The trust has also launched a new Charles Causley Poetry Competition, which will be judged by their patron, Sir Andrew Motion. With a first prize of £3,000 it’s expected to attract entries from across the globe.
From the street:
“Launceston is a great place to live because
it has a good community, some real characters,
plus it’s easy to get anywhere in the country
using the A30 but it’s even better coming
“What is my favourite thing to do in
Launceston? That’s easy. Eating out at my
local pub the White Horse Inn: great food
and good company.”
Jacki Ellis-White, co-runner (with Cherry
Warne) of community website
launceston-2020.co.uk and @launceston2020
Grab a picnic, brave the weather and head for the wonderful mound that surrounds the 13th century castle for an incredible view of the town. Head inside for a great slice of ancient history.
For prices and opening times go to: englishheritage. org.uk/daysout/properties/launceston-castle/
Head to the Launceston Steam Railway for a journey to remember with a five mile round trip along the old North Cornwall Railway running from Launceston, through the glorious Kensey Valley, to the hamlet of Newmills (try out the cream teas at the café and come home with a copy of the Railway Rabbits, the series of books based inspired by the railway by Georgie Adams). launcestonsr.co.uk
Check out the 101 things to do when it rains in Cornwall on the Visit Launceston website visitlaunceston.co.uk
Let your imagination run wild in the ruins of the 12th century Launceston Priory (founded 1126) dedicated to St Stephens. The priory and its associated buildings, were excavated in the late 19th and early 20th centuries.
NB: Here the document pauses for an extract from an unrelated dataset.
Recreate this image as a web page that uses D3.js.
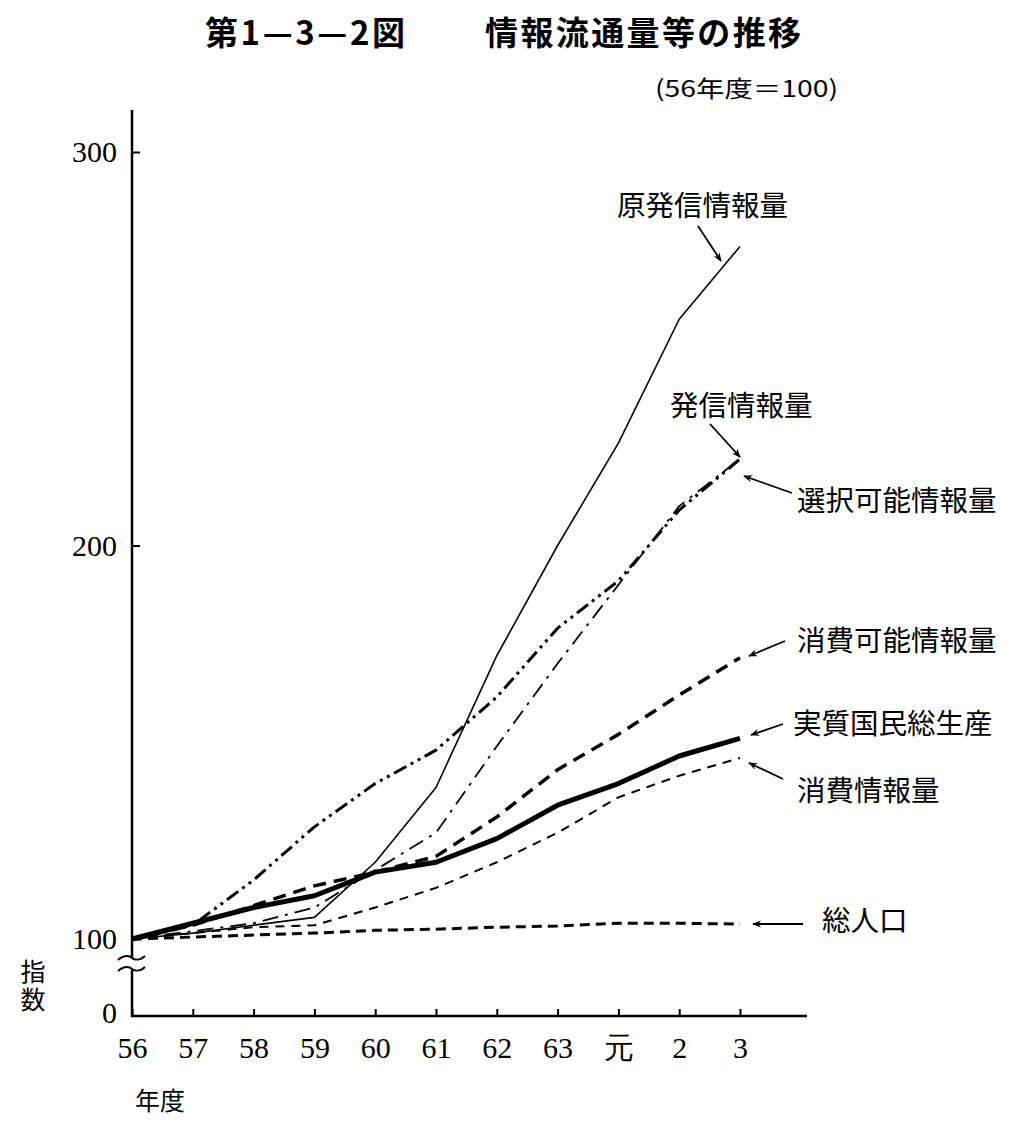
<!DOCTYPE html>
<html>
<head>
<meta charset="utf-8">
<script src="https://cdn.jsdelivr.net/npm/d3@7"></script>
<style>
  body { margin: 0; background: #fff; }
  svg text { fill: #000; }
</style>
</head>
<body>
<div id="chart"></div>
<script>
const years = ['56', '57', '58', '59', '60', '61', '62', '63', '元', '2', '3'];
const yTicks = [100, 200, 300];

// index values (56年度 = 100)
const genHasshin = [100, 101.5, 103.5, 105.5, 119.5, 138.5, 172, 200, 226, 257.5, 276];
const hasshin = [100, 103.5, 115, 128.5, 139.5, 148, 161.5, 179, 191, 209, 222];
const sentakuKanou = [100, 102, 104, 108, 117.5, 127, 149, 170, 190, 210, 222];
const shouhiKanou = [100, 103.5, 108.5, 113.5, 117, 121, 131, 143, 152, 162, 171.5];
const gnp = [100, 104, 108, 111, 117, 119.5, 125.5, 134, 139.5, 146.5, 151];
const shouhi = [100, 101.5, 103, 103.5, 108, 113, 119.5, 127, 136, 141.5, 146];
const jinkou = [100, 100.5, 101, 101.5, 102.2, 102.5, 103, 103.3, 104, 104, 103.8];

const series = [
  { name: '原発信情報量', values: genHasshin, width: 1.6, dash: null },
  { name: '発信情報量', values: hasshin, width: 3, dash: '14,5,3,5,3,5' },
  { name: '選択可能情報量', values: sentakuKanou, width: 1.8, dash: '16,7,3,7' },
  { name: '消費可能情報量', values: shouhiKanou, width: 3.5, dash: '13,8' },
  { name: '実質国民総生産', values: gnp, width: 5, dash: null },
  { name: '消費情報量', values: shouhi, width: 2, dash: '9,7' },
  { name: '総人口', values: jinkou, width: 3, dash: '10,6' },
];

// label position, arrow from -> to
const labels = [
  { text: '原発信情報量', x: 617, y: 216, ax1: 698, ay1: 226, ax2: 721, ay2: 261 },
  { text: '発信情報量', x: 670, y: 416, ax1: 710, ay1: 424, ax2: 740, ay2: 457 },
  { text: '選択可能情報量', x: 797, y: 511, ax1: 792, ay1: 493, ax2: 744, ay2: 476 },
  { text: '消費可能情報量', x: 797, y: 651, ax1: 785, ay1: 641, ax2: 749, ay2: 656 },
  { text: '実質国民総生産', x: 793, y: 734, ax1: 783, ay1: 724, ax2: 751, ay2: 735 },
  { text: '消費情報量', x: 797, y: 801, ax1: 783, ay1: 779, ax2: 749, ay2: 763 },
  { text: '総人口', x: 822, y: 931, ax1: 803, ay1: 924, ax2: 753, ay2: 924 },
];

const totalWidth = 1029;
const totalHeight = 1121;
const axisX = 132;
const axisBottom = 1016;

const xScale = d3.scalePoint().domain(years).range([132, 740]);
const yScale = d3.scaleLinear().domain([100, 300]).range([939, 152]);

const svg = d3
  .select('#chart')
  .append('svg')
  .attr('width', totalWidth)
  .attr('height', totalHeight);

const serif = '"Liberation Serif", "DejaVu Serif", serif';
const jp = '"Noto Sans CJK JP", sans-serif';

// arrow head
svg
  .append('defs')
  .append('marker')
  .attr('id', 'arrow')
  .attr('viewBox', '0 0 10 10')
  .attr('refX', 9)
  .attr('refY', 5)
  .attr('markerWidth', 9)
  .attr('markerHeight', 9)
  .attr('markerUnits', 'userSpaceOnUse')
  .attr('orient', 'auto')
  .append('path')
  .attr('d', 'M0,1 L10,5 L0,9 L3,5 Z')
  .attr('fill', '#000');

// Title
svg
  .append('text')
  .attr('x', 205)
  .attr('y', 45)
  .attr('font-family', jp)
  .attr('font-weight', 'bold')
  .attr('font-size', 33)
  .attr('textLength', 200)
  .attr('lengthAdjust', 'spacing')
  .text('第1—3—2図');

svg
  .append('text')
  .attr('x', 485)
  .attr('y', 45)
  .attr('font-family', jp)
  .attr('font-weight', 'bold')
  .attr('font-size', 33)
  .attr('textLength', 316)
  .attr('lengthAdjust', 'spacing')
  .text('情報流通量等の推移');

svg
  .append('text')
  .attr('x', 655)
  .attr('y', 97)
  .attr('font-family', jp)
  .attr('font-size', 23)
  .attr('textLength', 183)
  .attr('lengthAdjust', 'spacingAndGlyphs')
  .text('(56年度＝100)');

// Y axis ticks + labels
svg
  .append('g')
  .attr('transform', `translate(${axisX},0)`)
  .call(d3.axisLeft(yScale).tickValues(yTicks).tickSize(-8).tickPadding(15))
  .call((g) => g.select('.domain').remove())
  .call((g) => g.selectAll('.tick line').attr('stroke-width', 2))
  .call((g) =>
    g.selectAll('.tick text').attr('font-family', serif).attr('font-size', 30)
  );

// "0" at foot of the broken axis
svg
  .append('text')
  .attr('x', 117)
  .attr('y', 1023)
  .attr('text-anchor', 'end')
  .attr('font-family', serif)
  .attr('font-size', 30)
  .text('0');

// Y axis line with break
svg
  .append('line')
  .attr('x1', axisX)
  .attr('x2', axisX)
  .attr('y1', 110)
  .attr('y2', 958)
  .attr('stroke', '#000')
  .attr('stroke-width', 2.5);

svg
  .append('line')
  .attr('x1', axisX)
  .attr('x2', axisX)
  .attr('y1', 970)
  .attr('y2', axisBottom + 1)
  .attr('stroke', '#000')
  .attr('stroke-width', 2.5);

svg
  .append('rect')
  .attr('x', axisX - 14)
  .attr('y', 958)
  .attr('width', 28)
  .attr('height', 12)
  .attr('fill', '#fff');

[958, 969].forEach((by) => {
  svg
    .append('path')
    .attr(
      'd',
      `M${axisX - 14},${by + 2} C${axisX - 7},${by - 4} ${axisX - 2},${by - 2} ${axisX},${by} S${axisX + 8},${by + 3} ${axisX + 13},${by - 2}`
    )
    .attr('fill', 'none')
    .attr('stroke', '#000')
    .attr('stroke-width', 1.8);
});

// X axis
svg
  .append('g')
  .attr('transform', `translate(0,${axisBottom})`)
  .call(d3.axisBottom(xScale).tickSize(-7).tickPadding(21))
  .call((g) => g.select('.domain').remove())
  .call((g) => g.selectAll('.tick line').attr('stroke-width', 2))
  .call((g) =>
    g.selectAll('.tick text').attr('font-family', serif).attr('font-size', 30)
  );

svg
  .append('line')
  .attr('x1', axisX - 1)
  .attr('x2', 807)
  .attr('y1', axisBottom)
  .attr('y2', axisBottom)
  .attr('stroke', '#000')
  .attr('stroke-width', 2.5);

// axis titles
svg
  .append('text')
  .attr('x', 160)
  .attr('y', 1110)
  .attr('text-anchor', 'middle')
  .attr('font-family', jp)
  .attr('font-size', 25)
  .text('年度');

// vertical "指数"
svg
  .append('text')
  .attr('x', 33)
  .attr('y', 959)
  .attr('font-family', jp)
  .attr('font-size', 25)
  .style('writing-mode', 'vertical-rl')
  .style('letter-spacing', '3px')
  .text('指数');

// Lines
const line = d3
  .line()
  .x((d, i) => xScale(years[i]))
  .y((d) => yScale(d));

svg
  .append('g')
  .selectAll('path')
  .data(series)
  .join('path')
  .attr('d', (d) => line(d.values))
  .attr('fill', 'none')
  .attr('stroke', '#000')
  .attr('stroke-width', (d) => d.width)
  .attr('stroke-dasharray', (d) => d.dash)
  .attr('stroke-linejoin', 'round');

// Labels and arrows
const lab = svg.append('g').selectAll('g').data(labels).join('g');

lab
  .append('text')
  .attr('x', (d) => d.x)
  .attr('y', (d) => d.y)
  .attr('font-family', jp)
  .attr('font-size', 28.5)
  .text((d) => d.text);

lab
  .append('line')
  .attr('x1', (d) => d.ax1)
  .attr('y1', (d) => d.ay1)
  .attr('x2', (d) => d.ax2)
  .attr('y2', (d) => d.ay2)
  .attr('stroke', '#000')
  .attr('stroke-width', 1.8)
  .attr('marker-end', 'url(#arrow)');
</script>
</body>
</html>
Head to the town square surrounded by listed buildings dating back to the Tudor times. Head for the White Hart Inn, its door plundered from the 12th century. Let your imagination run riot in the narrow lanes and alleys.
Short Town Trail – a self-guided walk around launceston which provides fascinating history and information about various locations around the town, including St Mary’s Church, Southgate Arch, Town Hall and Guild Hall, people associated with the town and how the town has evolved since Norman times. Approximately 1.5 miles in length and takes about 1.5 hours to complete if visiting the castle and museum (both has seasonal openings times).
Long Town Trail – again a self-guided walk around Launceston, taking in the historic Newport area with its steam railway, priory ruins, St Thomas Church, notable buildings plus links to Charles Causley, such as his birth place. Approximately 2.5 miles, taking about 2.5 hours to complete if including a trip on the steam railway (seasonal opening times apply).
Antique Chairs & Museum – just outside of the town – a fascinating exhibition of chairs covering a 400-year period. This is a “live” museum in that most of the chairs are for sale.
Launceston is also the start (or finish) of two long distance trails. Both trails link with other long distance paths. Launceston is also a popular stop off point for walkers and cyclists travelling between Land’s End and John O’Groats. Tamar Discovery Trail linking Launceston with Plymouth via the Tamar Valley, a distance of 30 miles. Two Castles Trail between the castles of Launceston and Okehampton a walk of 24 miles
Launceston now has three podcasts available to view on the TIC website featuring Lawrence House Museum, Launceston Town Centre, and lastly the Newport Area.